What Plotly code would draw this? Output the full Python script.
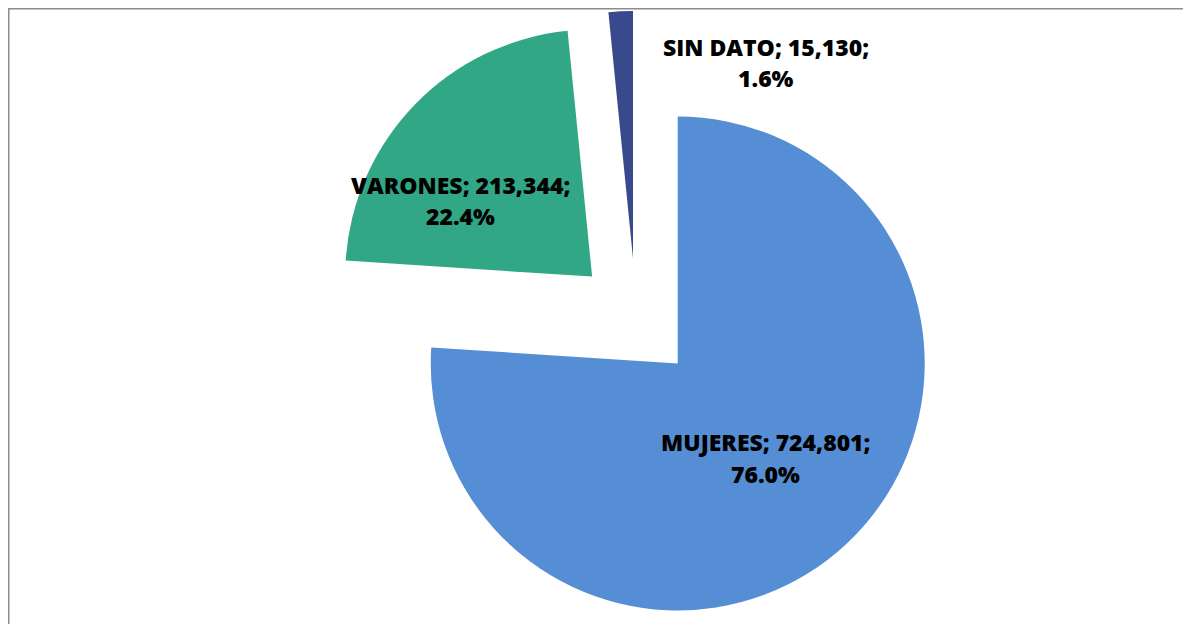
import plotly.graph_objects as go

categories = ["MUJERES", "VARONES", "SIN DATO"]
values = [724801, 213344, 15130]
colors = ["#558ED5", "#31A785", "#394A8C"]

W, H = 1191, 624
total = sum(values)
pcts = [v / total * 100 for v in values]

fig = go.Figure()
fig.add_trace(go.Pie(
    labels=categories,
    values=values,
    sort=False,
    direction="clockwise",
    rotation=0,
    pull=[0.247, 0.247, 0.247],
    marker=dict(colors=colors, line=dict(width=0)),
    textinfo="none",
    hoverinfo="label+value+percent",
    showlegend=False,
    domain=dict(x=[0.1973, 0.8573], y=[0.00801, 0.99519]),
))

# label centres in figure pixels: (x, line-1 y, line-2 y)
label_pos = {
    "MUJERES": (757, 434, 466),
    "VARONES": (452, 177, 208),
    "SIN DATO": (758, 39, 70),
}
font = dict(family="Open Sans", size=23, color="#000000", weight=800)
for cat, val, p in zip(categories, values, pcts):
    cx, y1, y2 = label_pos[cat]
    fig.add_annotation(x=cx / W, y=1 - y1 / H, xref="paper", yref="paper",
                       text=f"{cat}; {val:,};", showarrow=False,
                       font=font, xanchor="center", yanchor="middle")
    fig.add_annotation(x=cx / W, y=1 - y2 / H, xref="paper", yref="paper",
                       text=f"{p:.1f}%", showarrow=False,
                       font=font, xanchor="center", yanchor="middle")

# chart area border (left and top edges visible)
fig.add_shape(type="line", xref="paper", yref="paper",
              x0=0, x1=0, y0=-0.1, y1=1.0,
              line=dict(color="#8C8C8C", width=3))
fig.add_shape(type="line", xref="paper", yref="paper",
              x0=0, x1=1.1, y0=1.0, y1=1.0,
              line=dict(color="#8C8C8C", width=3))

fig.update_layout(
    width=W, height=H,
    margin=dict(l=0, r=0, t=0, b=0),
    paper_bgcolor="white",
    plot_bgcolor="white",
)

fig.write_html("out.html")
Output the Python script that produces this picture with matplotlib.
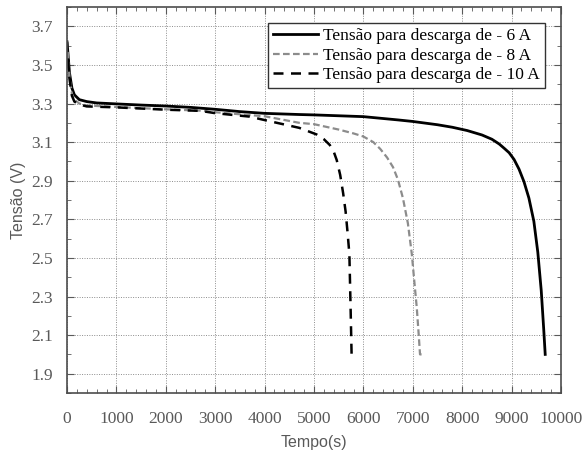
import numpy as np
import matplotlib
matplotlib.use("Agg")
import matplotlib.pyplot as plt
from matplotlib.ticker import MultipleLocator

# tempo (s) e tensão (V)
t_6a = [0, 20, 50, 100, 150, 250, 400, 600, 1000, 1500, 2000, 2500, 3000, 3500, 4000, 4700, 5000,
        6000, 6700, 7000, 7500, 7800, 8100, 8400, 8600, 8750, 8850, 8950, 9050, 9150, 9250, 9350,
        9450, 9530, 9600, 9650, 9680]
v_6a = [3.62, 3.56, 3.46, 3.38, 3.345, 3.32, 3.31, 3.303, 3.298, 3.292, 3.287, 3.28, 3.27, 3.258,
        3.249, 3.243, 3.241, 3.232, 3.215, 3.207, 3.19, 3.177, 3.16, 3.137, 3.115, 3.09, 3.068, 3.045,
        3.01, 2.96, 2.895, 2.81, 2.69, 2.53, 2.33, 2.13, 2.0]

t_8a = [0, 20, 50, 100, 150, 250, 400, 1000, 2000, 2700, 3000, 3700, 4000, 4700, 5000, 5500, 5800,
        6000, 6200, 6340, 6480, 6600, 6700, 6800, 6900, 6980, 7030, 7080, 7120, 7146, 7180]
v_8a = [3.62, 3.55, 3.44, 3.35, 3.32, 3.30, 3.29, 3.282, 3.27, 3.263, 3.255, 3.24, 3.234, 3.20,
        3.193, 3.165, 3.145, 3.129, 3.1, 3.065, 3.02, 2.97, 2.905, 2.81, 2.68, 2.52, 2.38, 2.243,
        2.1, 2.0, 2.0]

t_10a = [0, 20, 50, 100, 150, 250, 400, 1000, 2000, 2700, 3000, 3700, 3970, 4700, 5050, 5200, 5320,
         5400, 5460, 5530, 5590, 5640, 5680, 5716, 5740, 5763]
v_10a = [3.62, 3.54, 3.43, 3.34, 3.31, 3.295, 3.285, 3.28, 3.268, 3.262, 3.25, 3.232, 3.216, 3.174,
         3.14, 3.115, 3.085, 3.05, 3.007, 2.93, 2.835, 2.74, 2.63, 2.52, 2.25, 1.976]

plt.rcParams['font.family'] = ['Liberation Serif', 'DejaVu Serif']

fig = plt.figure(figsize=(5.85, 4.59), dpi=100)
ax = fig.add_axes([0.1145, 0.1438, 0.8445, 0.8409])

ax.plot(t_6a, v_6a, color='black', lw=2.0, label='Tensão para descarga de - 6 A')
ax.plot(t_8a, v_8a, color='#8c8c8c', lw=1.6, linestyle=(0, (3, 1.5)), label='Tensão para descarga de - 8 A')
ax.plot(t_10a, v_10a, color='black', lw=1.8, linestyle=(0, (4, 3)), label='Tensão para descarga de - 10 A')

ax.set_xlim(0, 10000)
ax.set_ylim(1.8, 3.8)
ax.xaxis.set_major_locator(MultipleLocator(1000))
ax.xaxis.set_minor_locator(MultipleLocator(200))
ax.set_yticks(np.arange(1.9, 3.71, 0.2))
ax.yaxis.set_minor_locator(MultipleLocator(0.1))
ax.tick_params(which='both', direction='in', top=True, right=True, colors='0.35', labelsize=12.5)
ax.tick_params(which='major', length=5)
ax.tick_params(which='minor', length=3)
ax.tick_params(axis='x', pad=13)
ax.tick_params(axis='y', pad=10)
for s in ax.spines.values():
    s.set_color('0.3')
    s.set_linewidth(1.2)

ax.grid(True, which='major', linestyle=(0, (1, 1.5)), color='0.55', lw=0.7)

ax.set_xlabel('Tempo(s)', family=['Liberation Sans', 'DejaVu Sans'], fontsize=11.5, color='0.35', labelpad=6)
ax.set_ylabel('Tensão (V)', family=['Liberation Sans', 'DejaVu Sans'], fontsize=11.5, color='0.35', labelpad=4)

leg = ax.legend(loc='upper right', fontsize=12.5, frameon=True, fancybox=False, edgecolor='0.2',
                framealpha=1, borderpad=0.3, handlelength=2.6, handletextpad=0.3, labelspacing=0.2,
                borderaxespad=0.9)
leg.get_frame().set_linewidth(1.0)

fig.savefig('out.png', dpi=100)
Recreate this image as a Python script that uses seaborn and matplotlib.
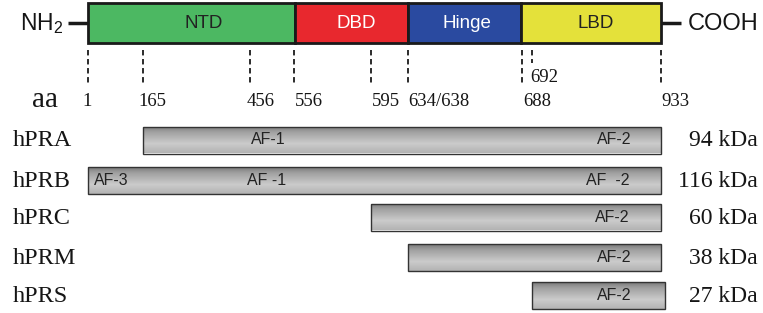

▬▬▬

Nothing but the lines from the one with "Output the Python" down to the one with "from matplotlib.ticker import MultipleLocator" should be printed, both of them included. Leave out the pictures.

Output the Python script that produces this picture with matplotlib.
import numpy as np
import matplotlib
matplotlib.use("Agg")
import matplotlib.pyplot as plt
from matplotlib.ticker import MultipleLocator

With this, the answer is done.